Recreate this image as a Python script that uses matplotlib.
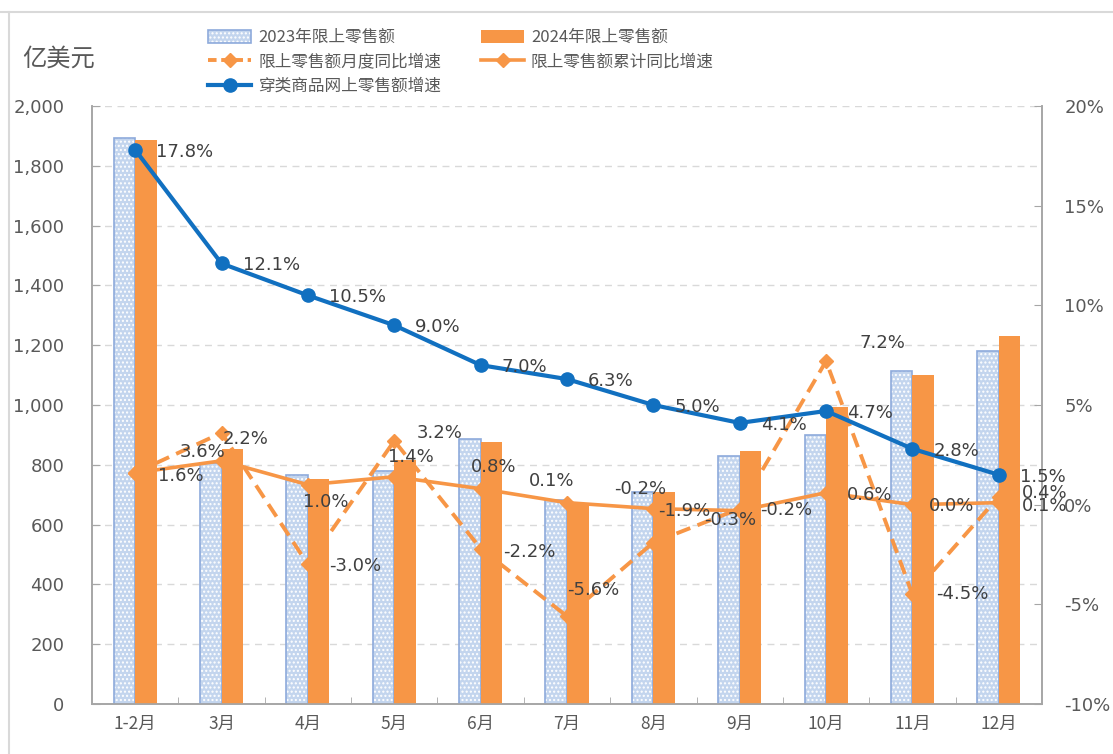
import numpy as np
import matplotlib
matplotlib.use('Agg')
import matplotlib.pyplot as plt
from matplotlib.patches import Patch
from matplotlib.lines import Line2D
from matplotlib.ticker import FuncFormatter, MultipleLocator

plt.rcParams['font.family'] = ['DejaVu Sans']
cjk = ['Noto Sans CJK SC', 'DejaVu Sans']

# data
months = ['1-2月', '3月', '4月', '5月', '6月', '7月', '8月', '9月', '10月', '11月', '12月']
sales_2023 = [1893, 805, 765, 779, 886, 682, 709, 829, 900, 1114, 1181]
sales_2024 = [1886, 853, 753, 816, 876, 672, 709, 846, 993, 1100, 1231]
monthly_yoy = [1.6, 3.6, -3.0, 3.2, -2.2, -5.6, -1.9, -0.2, 7.2, -4.5, 0.4]
cum_yoy = [1.6, 2.2, 1.0, 1.4, 0.8, 0.1, -0.2, -0.3, 0.6, 0.0, 0.1]
online_growth = [17.8, 12.1, 10.5, 9.0, 7.0, 6.3, 5.0, 4.1, 4.7, 2.8, 1.5]

# label offsets (pixels, left edge of text relative to the point)
off_online = [(21, -2)] * 11
off_monthly = [(23, -3), (-42, -19), (21, -2), (22, 8), (22, -3), (0, 26),
               (5, 32), (20, -1), (33, 18), (24, 0), (23, 4)]
off_cum = [None, (1, 22), (-5, -17), (-6, 20), (-10, 22), (-38, 22),
           (-39, 20), (-36, -9), (21, -2), (16, -1), (23, -3)]

c_blue_fill = '#c3d5ee'
c_blue_edge = '#8eaadb'
c_orange = '#f79646'
c_line = '#1170c0'
c_text = '#404040'
c_tick = '#595959'

fig = plt.figure(figsize=(11.13, 7.54), dpi=100)
ax = fig.add_axes([92 / 1113, 50 / 754, 950 / 1113, 598 / 754])
ax2 = ax.twinx()

x = np.arange(len(months))
w = 0.25
ax.bar(x - w / 2, sales_2023, w, color=c_blue_fill, edgecolor='white',
       hatch='....', linewidth=0, zorder=2)
ax.bar(x - w / 2, sales_2023, w, facecolor='none', edgecolor=c_blue_edge,
       linewidth=1.2, zorder=3)
ax.bar(x + w / 2, sales_2024, w, color=c_orange, linewidth=0, zorder=3)

ax.set_xlim(-0.5, len(months) - 0.5)
ax.set_ylim(0, 2000)
ax.yaxis.set_major_locator(MultipleLocator(200))
ax.yaxis.set_major_formatter(FuncFormatter(lambda v, p: f'{v:,.0f}'))
ax.grid(axis='y', color='#d9d9d9', linestyle=(0, (5, 4)), linewidth=1)
ax.set_axisbelow(True)
ax.set_xticks(x)
ax.set_xticklabels(months, family=cjk, fontsize=12.5, color=c_tick)
ax.set_xticks(x[:-1] + 0.5, minor=True)
ax.tick_params(axis='x', which='major', length=0, pad=8)
ax.tick_params(axis='x', which='minor', direction='in', length=5, color='#a6a6a6')
ax.tick_params(axis='y', direction='in', length=6, color='#a6a6a6',
               labelsize=13, labelcolor=c_tick, pad=20)

ax2.set_ylim(-10, 20)
ax2.yaxis.set_major_locator(MultipleLocator(5))
ax2.yaxis.set_major_formatter(FuncFormatter(lambda v, p: f'{v:.0f}%'))
ax2.tick_params(axis='y', direction='in', length=6, color='#a6a6a6',
                labelsize=13, labelcolor=c_tick, pad=16)

for a in (ax, ax2):
    a.spines['top'].set_visible(False)
    for s in ('left', 'right', 'bottom'):
        a.spines[s].set_color('#a6a6a6')
        a.spines[s].set_linewidth(1.2)

ax2.plot(x, monthly_yoy, color=c_orange, linewidth=2.8, dashes=(3.8, 2),
         marker='D', markersize=7, zorder=3)
ax2.plot(x, cum_yoy, color=c_orange, linewidth=2.6, marker='D',
         markersize=7, zorder=4)
ax2.plot(x, online_growth, color=c_line, linewidth=3, marker='o',
         markersize=9.5, zorder=5)

for vals, offs in ((online_growth, off_online), (monthly_yoy, off_monthly),
                   (cum_yoy, off_cum)):
    for xi, v, o in zip(x, vals, offs):
        if o is None:
            continue
        ax2.annotate(f'{v:.1f}%', (xi, v), xytext=o, textcoords='offset pixels',
                     ha='left', va='center', fontsize=13, color=c_text, zorder=6)

fig.text(22 / 1113, 1 - 59 / 754, '亿美元', family=cjk, fontsize=17.5,
         color=c_tick, ha='left', va='center')

h23 = (Patch(facecolor=c_blue_fill, edgecolor='white', hatch='....', linewidth=0),
       Patch(facecolor='none', edgecolor=c_blue_edge, linewidth=1.2))
h24 = Patch(facecolor=c_orange, linewidth=0)
hm = Line2D([], [], color=c_orange, linewidth=2.8, dashes=(2.2, 1.2),
            marker='D', markersize=7)
hc = Line2D([], [], color=c_orange, linewidth=2.6, marker='D', markersize=7)
ho = Line2D([], [], color=c_line, linewidth=3, marker='o', markersize=9.5)
leg = fig.legend([h23, hm, ho, h24, hc],
                 ['2023年限上零售额', '限上零售额月度同比增速', '穿类商品网上零售额增速',
                  '2024年限上零售额', '限上零售额累计同比增速'],
                 ncol=2, loc='upper left', bbox_to_anchor=(208 / 1113, 1 - 29 / 754),
                 frameon=False, borderpad=0, borderaxespad=0, handlelength=2.6,
                 handleheight=0.8, handletextpad=0.4, labelspacing=0.45,
                 columnspacing=2.4, prop={'family': cjk, 'size': 12})
for t in leg.get_texts():
    t.set_color(c_tick)

fig.add_artist(Line2D([0, 1], [1 - 12 / 754, 1 - 12 / 754], color='#d9d9d9',
                      linewidth=1.5, transform=fig.transFigure))
fig.add_artist(Line2D([9 / 1113, 9 / 1113], [0, 1 - 12 / 754], color='#d9d9d9',
                      linewidth=1.5, transform=fig.transFigure))

fig.savefig('out.png', dpi=100)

#### Work to complete
Repeat exactly and only the lines from the start of the data above through the line that holds "cjk = ['Noto Sans CJK SC', 'DejaVu Sans']", inclusive. Pictures do not belong in the copy.

#### Solution
Recreate this image as a Python script that uses matplotlib.
import numpy as np
import matplotlib
matplotlib.use('Agg')
import matplotlib.pyplot as plt
from matplotlib.patches import Patch
from matplotlib.lines import Line2D
from matplotlib.ticker import FuncFormatter, MultipleLocator

plt.rcParams['font.family'] = ['DejaVu Sans']
cjk = ['Noto Sans CJK SC', 'DejaVu Sans']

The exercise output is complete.